--- Start of Data ---

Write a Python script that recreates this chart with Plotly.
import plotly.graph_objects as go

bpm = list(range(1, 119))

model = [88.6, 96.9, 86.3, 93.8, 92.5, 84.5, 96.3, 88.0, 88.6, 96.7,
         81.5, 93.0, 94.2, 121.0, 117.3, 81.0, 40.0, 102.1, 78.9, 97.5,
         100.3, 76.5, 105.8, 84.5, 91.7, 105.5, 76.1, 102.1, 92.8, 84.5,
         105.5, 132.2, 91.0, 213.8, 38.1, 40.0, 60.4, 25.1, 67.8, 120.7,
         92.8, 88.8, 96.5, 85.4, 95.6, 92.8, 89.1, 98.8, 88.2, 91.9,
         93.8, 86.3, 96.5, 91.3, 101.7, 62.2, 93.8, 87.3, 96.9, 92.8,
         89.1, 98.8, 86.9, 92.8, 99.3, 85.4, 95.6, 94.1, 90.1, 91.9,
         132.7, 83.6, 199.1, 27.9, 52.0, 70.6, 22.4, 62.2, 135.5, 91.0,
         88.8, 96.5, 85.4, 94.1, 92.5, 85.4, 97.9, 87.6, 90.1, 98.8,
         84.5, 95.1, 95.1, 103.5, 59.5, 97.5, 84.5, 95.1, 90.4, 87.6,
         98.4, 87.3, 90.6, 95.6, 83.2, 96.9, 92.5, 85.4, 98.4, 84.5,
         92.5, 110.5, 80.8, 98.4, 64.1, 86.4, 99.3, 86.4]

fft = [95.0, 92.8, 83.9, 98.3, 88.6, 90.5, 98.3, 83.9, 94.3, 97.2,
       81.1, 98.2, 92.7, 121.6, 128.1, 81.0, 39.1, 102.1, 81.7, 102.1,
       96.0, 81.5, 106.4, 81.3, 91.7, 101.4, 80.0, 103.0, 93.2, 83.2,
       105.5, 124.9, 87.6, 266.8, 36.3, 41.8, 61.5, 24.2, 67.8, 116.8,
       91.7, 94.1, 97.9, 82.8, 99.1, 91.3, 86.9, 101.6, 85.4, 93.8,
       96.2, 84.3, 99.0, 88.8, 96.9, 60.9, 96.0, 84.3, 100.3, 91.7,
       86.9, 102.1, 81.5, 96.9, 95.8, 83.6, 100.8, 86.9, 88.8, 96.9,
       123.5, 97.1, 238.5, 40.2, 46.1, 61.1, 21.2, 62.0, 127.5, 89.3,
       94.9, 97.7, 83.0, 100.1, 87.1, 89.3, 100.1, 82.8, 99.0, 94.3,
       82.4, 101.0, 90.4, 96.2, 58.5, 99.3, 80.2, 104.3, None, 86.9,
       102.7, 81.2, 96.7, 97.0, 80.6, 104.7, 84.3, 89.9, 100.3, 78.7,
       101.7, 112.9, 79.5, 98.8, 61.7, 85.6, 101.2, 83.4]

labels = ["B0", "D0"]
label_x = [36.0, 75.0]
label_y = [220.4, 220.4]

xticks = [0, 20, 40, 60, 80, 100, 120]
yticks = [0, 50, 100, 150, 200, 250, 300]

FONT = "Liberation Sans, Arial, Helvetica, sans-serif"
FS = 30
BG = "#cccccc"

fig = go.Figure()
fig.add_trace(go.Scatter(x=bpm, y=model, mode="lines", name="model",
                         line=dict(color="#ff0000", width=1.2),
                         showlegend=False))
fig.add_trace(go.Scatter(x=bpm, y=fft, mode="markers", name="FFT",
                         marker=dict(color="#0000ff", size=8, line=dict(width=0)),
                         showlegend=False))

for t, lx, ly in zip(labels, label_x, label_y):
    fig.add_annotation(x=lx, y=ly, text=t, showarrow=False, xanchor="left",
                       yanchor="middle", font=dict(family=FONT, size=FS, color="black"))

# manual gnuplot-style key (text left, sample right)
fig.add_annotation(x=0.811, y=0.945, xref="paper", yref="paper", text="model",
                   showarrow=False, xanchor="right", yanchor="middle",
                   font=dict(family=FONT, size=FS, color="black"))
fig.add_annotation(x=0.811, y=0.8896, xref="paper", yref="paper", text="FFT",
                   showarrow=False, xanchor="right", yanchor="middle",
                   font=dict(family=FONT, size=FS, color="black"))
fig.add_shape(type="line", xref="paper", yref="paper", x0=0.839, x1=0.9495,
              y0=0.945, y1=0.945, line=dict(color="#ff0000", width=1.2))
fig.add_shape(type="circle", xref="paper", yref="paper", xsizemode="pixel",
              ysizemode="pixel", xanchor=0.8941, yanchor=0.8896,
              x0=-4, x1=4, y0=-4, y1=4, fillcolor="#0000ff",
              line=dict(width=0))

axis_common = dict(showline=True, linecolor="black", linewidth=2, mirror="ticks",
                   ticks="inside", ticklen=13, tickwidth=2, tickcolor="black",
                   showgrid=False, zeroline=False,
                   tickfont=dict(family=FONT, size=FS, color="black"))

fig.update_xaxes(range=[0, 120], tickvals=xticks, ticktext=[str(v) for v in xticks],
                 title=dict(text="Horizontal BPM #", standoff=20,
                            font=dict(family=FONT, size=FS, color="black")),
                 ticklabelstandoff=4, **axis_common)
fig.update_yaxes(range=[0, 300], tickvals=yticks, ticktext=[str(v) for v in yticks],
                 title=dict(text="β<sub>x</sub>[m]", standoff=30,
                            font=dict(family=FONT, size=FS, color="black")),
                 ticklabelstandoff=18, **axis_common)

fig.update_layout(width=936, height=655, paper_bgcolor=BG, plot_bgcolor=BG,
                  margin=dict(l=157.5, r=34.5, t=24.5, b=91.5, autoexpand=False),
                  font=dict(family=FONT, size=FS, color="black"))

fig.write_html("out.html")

--- End of Data ---

Problem description: Print, please, the lines from the first line of the material through the line that contains "bpm = list(range(1, 119))", exactly as written and with nothing added.

Task answer:
Write a Python script that recreates this chart with Plotly.
import plotly.graph_objects as go

bpm = list(range(1, 119))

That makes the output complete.